PRESS BRIEFING ON WORLD YOUTH 2003
Press Briefing |
press briefing on world youth 2003
The world’s youth were better off today than previous generations, although many were still severely hampered by a lack of education, poverty, problems of health, unemployment and the impact of conflict, Johan Schölvinck, the Director of the Division for Social Policy and Development, Department of Economic and Social Affairs, told correspondents at a Headquarters briefing today.
He said those were some of the major findings of the “World Youth Report 2003”, the first comprehensive United Nations publication to examine the global situation of young people against the 10 priority areas identified by Member States when they adopted the 1995 World Programme of Action for Youth.
The main message to emerge from the Report, he added, was that young people needed to be given the tools to make them effective agents of social change and enable them to realize their potential. Young women and men between 15 and 24 years of age in some regions were better educated and had an unprecedented knowledge of the world around them, yet 133 million youth remained illiterate. Only one in four young persons -- or 22 per cent of young women and 26 per cent of young men -- was enrolled in secondary school in sub-Saharan Africa. That figure was 40 to 57 per cent in South Asia, and 62 to 67 per cent in the Middle East and North Africa. Of the slightly more than 1 billion young people between the ages of 15 and 24, almost nine out of 10 lived in developing countries. Up to 110 million youth were estimated to be malnourished and up to 7,000 became infected with HIV/AIDS daily.

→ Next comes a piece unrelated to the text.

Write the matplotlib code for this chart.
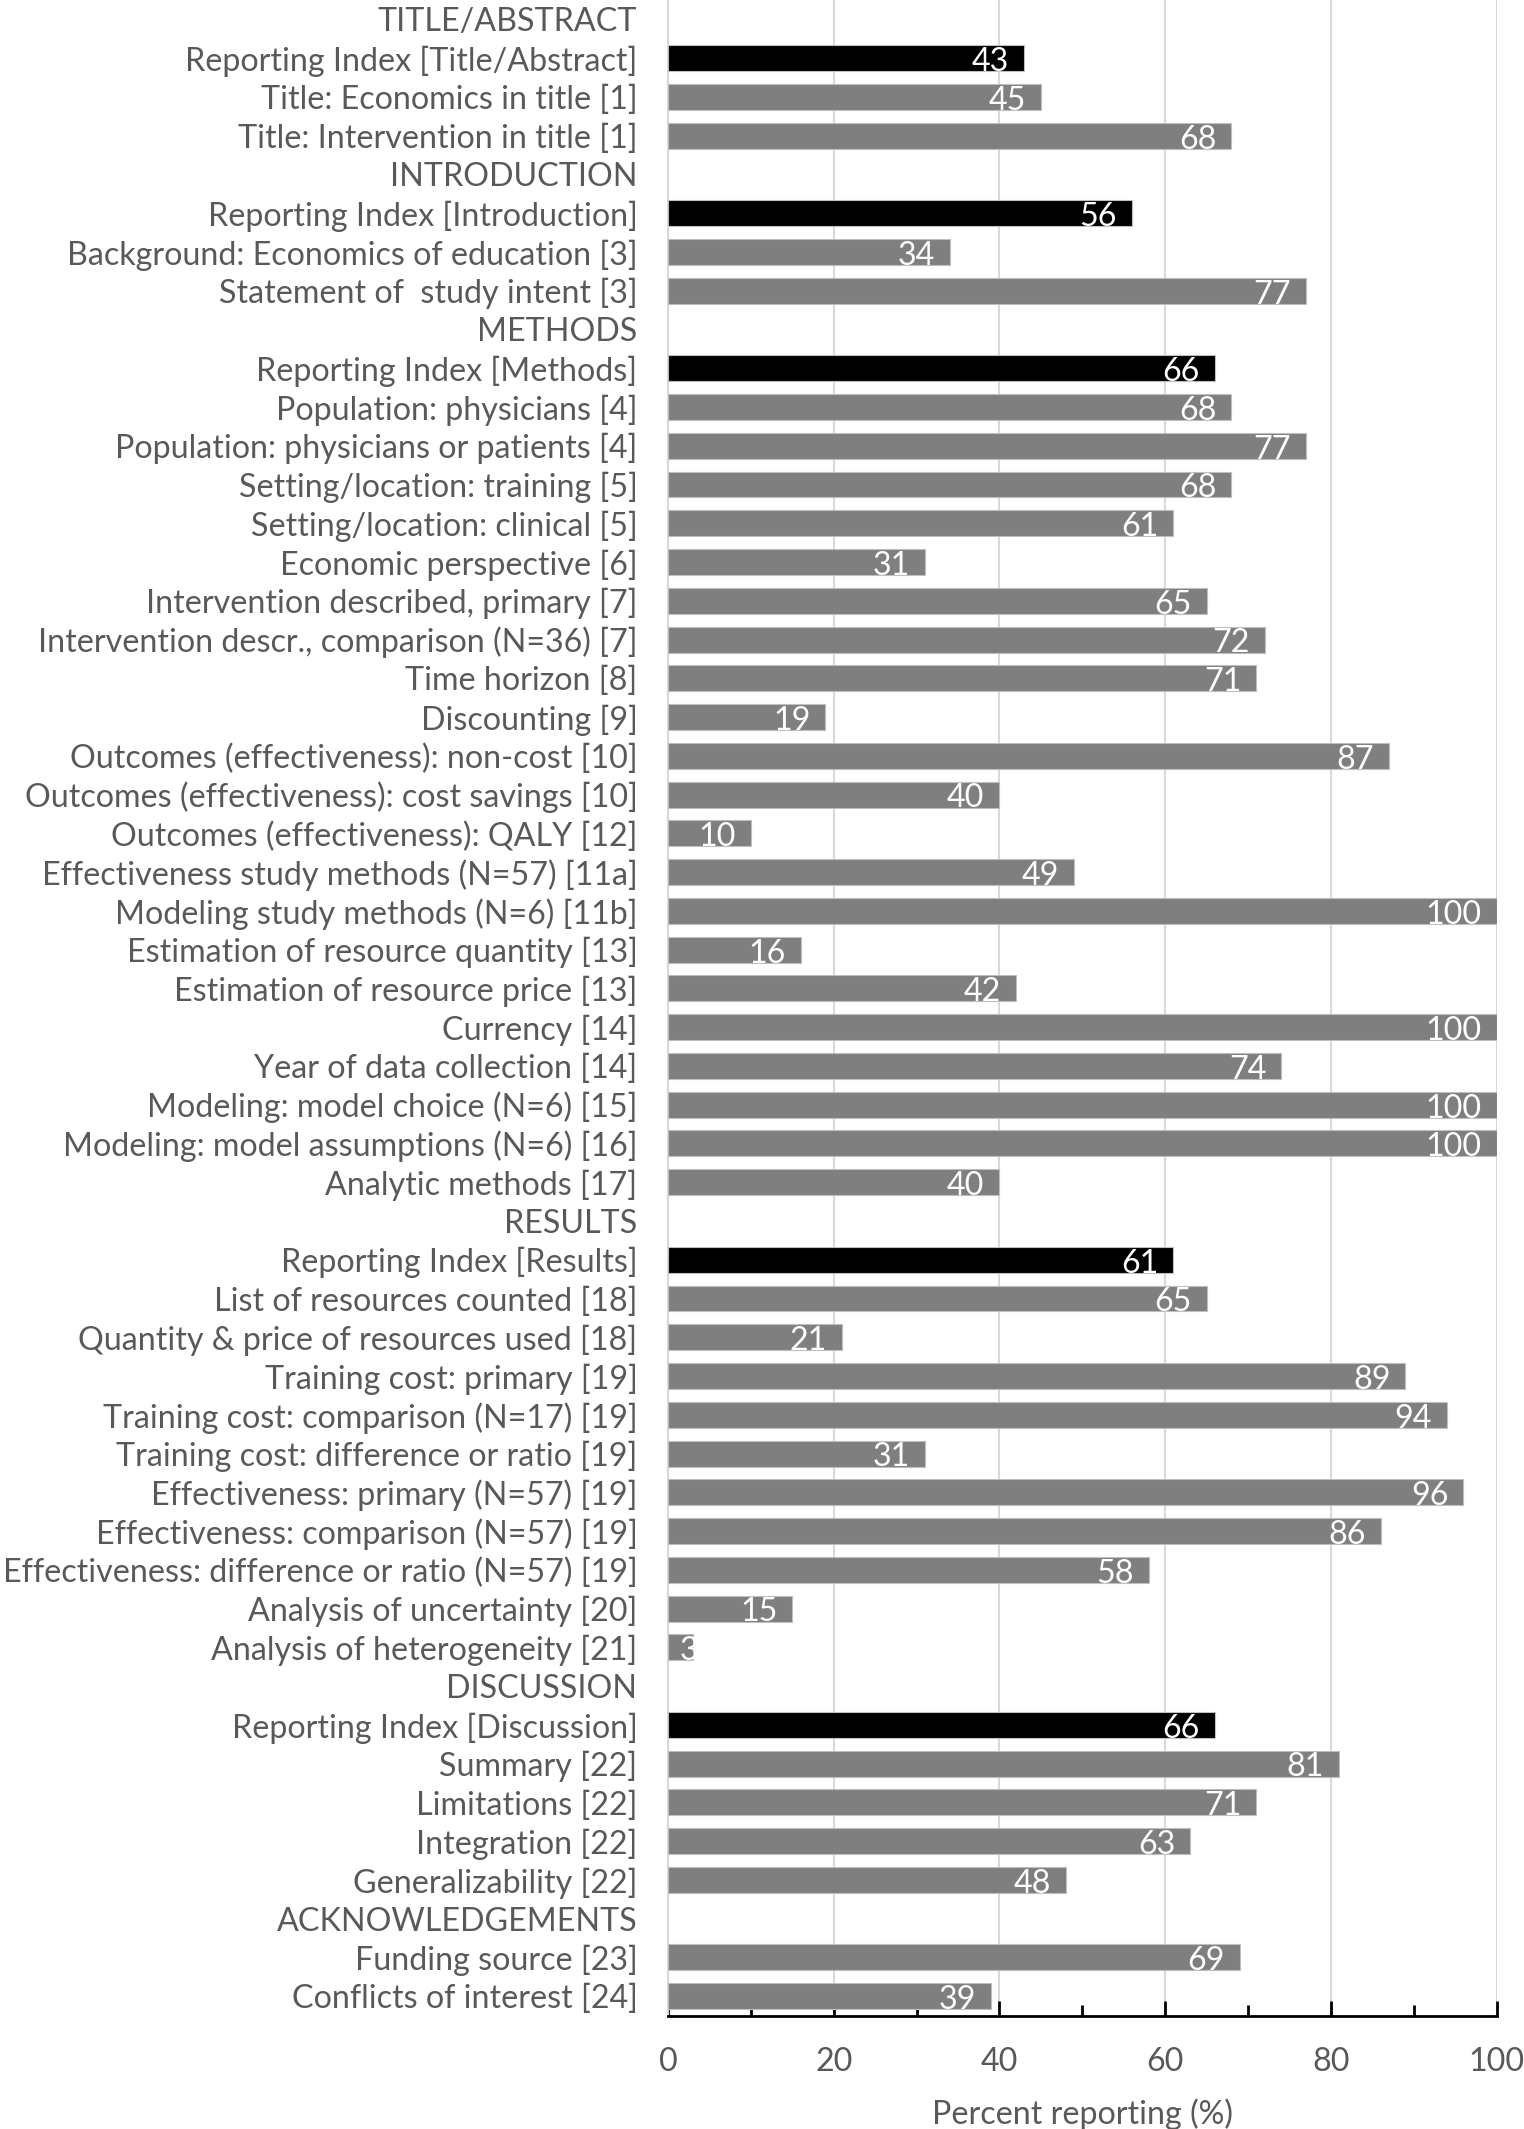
import matplotlib
matplotlib.use('Agg')
import matplotlib.pyplot as plt
from matplotlib import font_manager
from matplotlib.ticker import MultipleLocator
import numpy as np

# rows from top to bottom; None = section header (no bar)
LABELS = [
    "TITLE/ABSTRACT",
    "Reporting Index [Title/Abstract]",
    "Title: Economics in title [1]",
    "Title: Intervention in title [1]",
    "INTRODUCTION",
    "Reporting Index [Introduction]",
    "Background: Economics of education [3]",
    "Statement of  study intent [3]",
    "METHODS",
    "Reporting Index [Methods]",
    "Population: physicians [4]",
    "Population: physicians or patients [4]",
    "Setting/location: training [5]",
    "Setting/location: clinical [5]",
    "Economic perspective [6]",
    "Intervention described, primary [7]",
    "Intervention descr., comparison (N=36) [7]",
    "Time horizon [8]",
    "Discounting [9]",
    "Outcomes (effectiveness): non-cost [10]",
    "Outcomes (effectiveness): cost savings [10]",
    "Outcomes (effectiveness): QALY [12]",
    "Effectiveness study methods (N=57) [11a]",
    "Modeling study methods (N=6) [11b]",
    "Estimation of resource quantity [13]",
    "Estimation of resource price [13]",
    "Currency [14]",
    "Year of data collection [14]",
    "Modeling: model choice (N=6) [15]",
    "Modeling: model assumptions (N=6) [16]",
    "Analytic methods [17]",
    "RESULTS",
    "Reporting Index [Results]",
    "List of resources counted [18]",
    "Quantity & price of resources used [18]",
    "Training cost: primary [19]",
    "Training cost: comparison (N=17) [19]",
    "Training cost: difference or ratio [19]",
    "Effectiveness: primary (N=57) [19]",
    "Effectiveness: comparison (N=57) [19]",
    "Effectiveness: difference or ratio (N=57) [19]",
    "Analysis of uncertainty [20]",
    "Analysis of heterogeneity [21]",
    "DISCUSSION",
    "Reporting Index [Discussion]",
    "Summary [22]",
    "Limitations [22]",
    "Integration [22]",
    "Generalizability [22]",
    "ACKNOWLEDGEMENTS",
    "Funding source [23]",
    "Conflicts of interest [24]",
]

VALUES = [
    None, 43, 45, 68,
    None, 56, 34, 77,
    None, 66, 68, 77, 68, 61, 31, 65, 72, 71, 19, 87, 40, 10, 49, 100,
    16, 42, 100, 74, 100, 100, 40,
    None, 61, 65, 21, 89, 94, 31, 96, 86, 58, 15, 3,
    None, 66, 81, 71, 63, 48,
    None, 69, 39,
]

GREY = "#7f7f7f"
BLACK = "#000000"
TEXT = "#595959"

names = {f.name for f in font_manager.fontManager.ttflist}
FONT = "Liberation Sans Narrow" if "Liberation Sans Narrow" in names else "Lato"
FS = 25 if FONT == "Liberation Sans Narrow" else 23.2
plt.rcParams['font.family'] = [FONT, 'DejaVu Sans']

fig = plt.figure(figsize=(15.24, 21.29), dpi=100)
ax = fig.add_axes([0.4383, 0.0531, 0.982 - 0.4383, 1 - 0.0531])

ys = np.arange(len(LABELS))
for y, lab, v in zip(ys, LABELS, VALUES):
    if v is None:
        continue
    colour = BLACK if lab.startswith("Reporting Index") else GREY
    bar = ax.barh(y, v, height=0.67, color=colour, edgecolor="#bfbfbf",
                  linewidth=0.8, zorder=3)
    # tiny bars: label sits at the bar end and is cut off by it (as in Excel)
    xpos = v - 1.8 if v >= 5 else v + 0.6
    t = ax.text(xpos, y + 0.1, str(v), ha="right", va="center",
                color="white", fontsize=FS, zorder=4)
    t.set_clip_path(bar.patches[0])

ax.set_yticks(ys)
ax.set_yticklabels(LABELS, fontsize=FS, color=TEXT)
ax.tick_params(axis="y", length=0, pad=22)
ax.set_ylim(len(LABELS) - 0.49, -0.5)

ax.set_xlim(0, 100)
ax.xaxis.set_major_locator(MultipleLocator(20))
ax.xaxis.set_minor_locator(MultipleLocator(10))
ax.tick_params(axis="x", which="major", direction="in", length=11, width=2,
               color="black", labelsize=FS, labelcolor=TEXT, pad=22)
ax.tick_params(axis="x", which="minor", direction="in", length=8, width=2,
               color="black")
ax.xaxis.grid(True, which="major", color="#d9d9d9", lw=1.5, zorder=0)
ax.set_xlabel("Percent reporting (%)", fontsize=FS, color=TEXT, labelpad=16)

for s in ("top", "right"):
    ax.spines[s].set_visible(False)
ax.spines["left"].set_color("#d9d9d9")
ax.spines["left"].set_linewidth(1.5)
ax.spines["bottom"].set_color("black")
ax.spines["bottom"].set_linewidth(2)

fig.savefig("out.png", dpi=100)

The report also found that armed conflicts had taken an enormous toll on young people, with 2 million children killed and 6 million more left disabled as a result of wars during the last decade. Additionally, a total of 12 million were made homeless and more than 1 million were orphaned or separated from their parents. More than 10 million remained traumatized. Although they represented only about 18 per cent of the world’s population, youth accounted for 40 per cent of the unemployed. With some 70 million of them currently without work, that rate of youth unemployment was two to three times higher than that of adults.
Mr. Schölvinck said the Report also examined five new priorities that had emerged since the adoption of the 1995 plan of action: globalization; information and communication technologies; HIV/AIDS; conflict; and inter-generational relations. The 10 priority concerns earlier identified in the plan of action were education, employment, extreme poverty, health issues, the environment, drugs, delinquency, leisure time, the situation of girls and young women, and youth participation in decision-making.